Bo Enquist and Samuel Petros Sebhatu

The aim of this article is to provide a deeper conceptual understanding of the interdependence between service innovation, sustainability and quality in the age of…

Abstract

Purpose

The aim of this article is to provide a deeper conceptual understanding of the interdependence between service innovation, sustainability and quality in the age of accelerations in the context of cities. The research question is, how can service innovation, sustainability and quality interact in cities to meet the challenges of technology, globalization and climate change?

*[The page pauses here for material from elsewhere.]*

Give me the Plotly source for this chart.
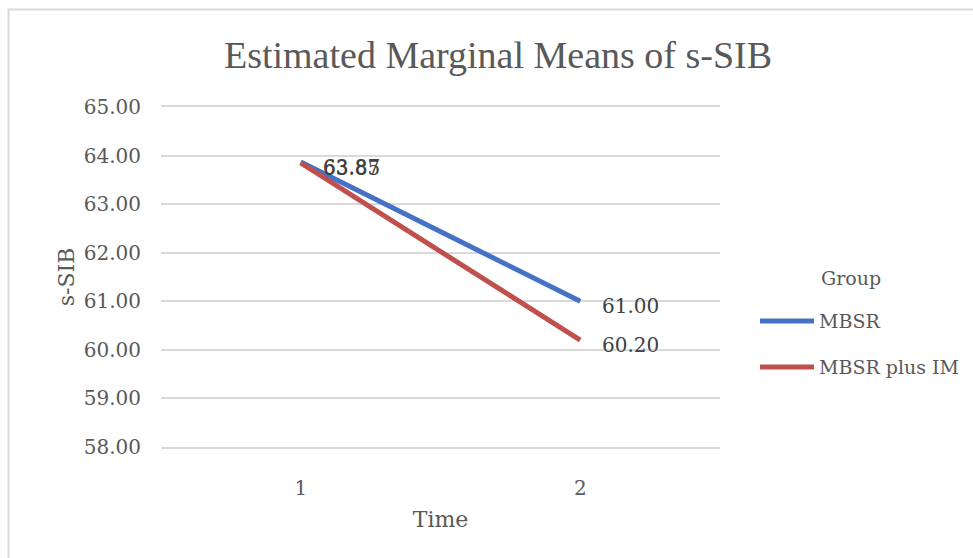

Design/methodology/approach

The study adopts a qualitative research approach and cases study research method in the context of cities. In this article, meeting the challenges in the age of accelerations is analyzed and interpreted in an abductive process in an interaction between empirical findings of three progressive cities Freiburg, Malmö and Gothenburg and the conceptual and theoretical frame for getting a new meaning.

Findings

The article demonstrates the need for a deeper conceptual understanding of the interdependence of service innovation, sustainability and quality in the age of accelerations. Service innovation and quality improvement cannot be handled as a standalone managerial activity because these processes are part of values-based learning and developing a loop for transformation, value co-creation and sustainability practice.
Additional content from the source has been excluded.